Somewhat unusually for such a renowned telescope, Chandra is operated not only by NASA but by SAO, the Smithsonian Astrophysical Observatory, at the Chandra X-ray Center in Cambridge, Massachusetts. MIT and Northrop Grumman provide assistance. Together, this combined team has won the prestigious Smithsonian Achievement Award for their management of Chandra.

Chandra Images

Galaxy Cluster Abell 1689, credit: Chandra

Cat’s Eye Nebula, Hubble & Chandra composite

G292.0+1.8, visual & x-ray composite

Sag A*, Milky Way Galaxy center, credit: Chandra

Discovery Through Chandra

Chandra’s powerful influence on x-ray astronomy is incalcuable. By observing in the X-ray portion of the spectrum, Chandra has been able to peer into corners of the universe where no other spectrum truly penetrates or escapes from, like the very first shock waves of a supernova, quark stars, brown dwarfs, even the sound emitted from a black hole. The examples are endless. X-rays are one of the most useful parts of the spectrum to study, and Chandra makes it all so very possible for scientists. Chandra has even contributed to the mysterious question of dark matter, detecting mass where no other spectrum betrays even a hint of its existence. For more examples of discoveries made through Chandra images, pour through the Chandra photo album, which includes lovely little blurbs on the cosmology and astronomy underlaying every image.

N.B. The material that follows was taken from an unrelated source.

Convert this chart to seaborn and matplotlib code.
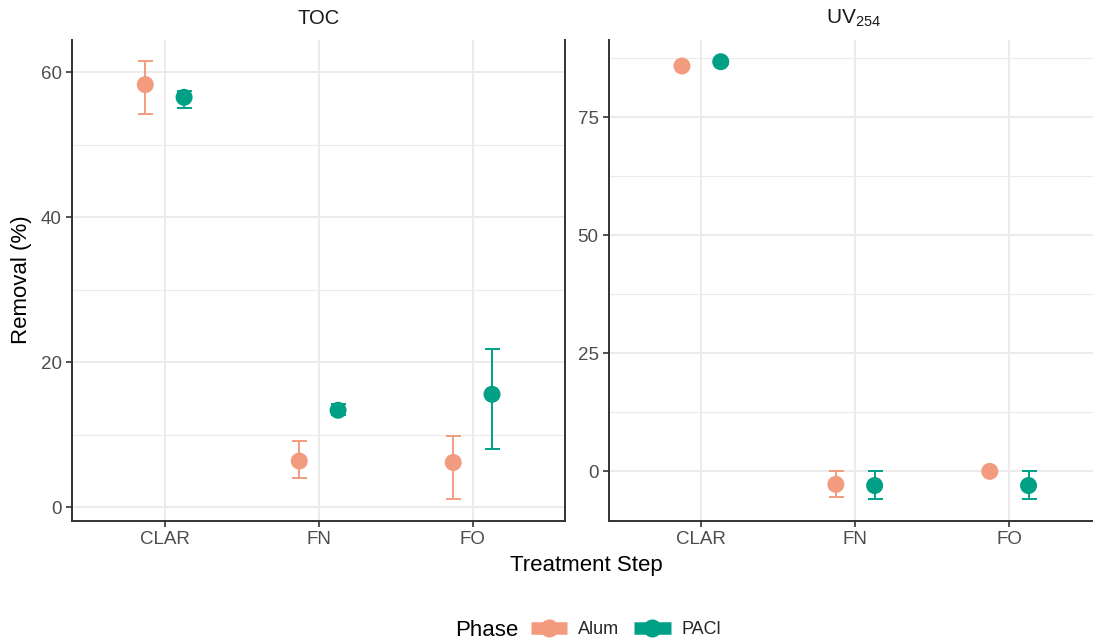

The Future Of Chandra & X-Ray Observatories

The Chandra program was initially only to last five years, but due to its outstanding performance, NASA officials estimated that Chandra would be good for ten, or until this year of 2009. Yet physically, Chandra does not appear to be anywhere near its breaking point, so it’s likely that it will be able to continue on for a good few years yet. As previously stated, repair missions to Chandra are impossible, so once it breaks, it’s broken for good.

There’s another x-ray telescope currently out there, also collecting data—the XMM-Newton. While it has greater collecting area, it doesn’t have nearly Chandra’s exquisite resolution. If Chandra fails, however, it will be a suitable substitute for the time being.

All that being said, there’s another major x-ray observatory in the works, one with even greater resolution or collecting area than either Chandra or the XMM-Newton, the IXO, or International X-Ray Observatory. The proposed launch date is 2020, which will be due time to carry on Chandra’s bright burning torch in the field of x-ray astronomy.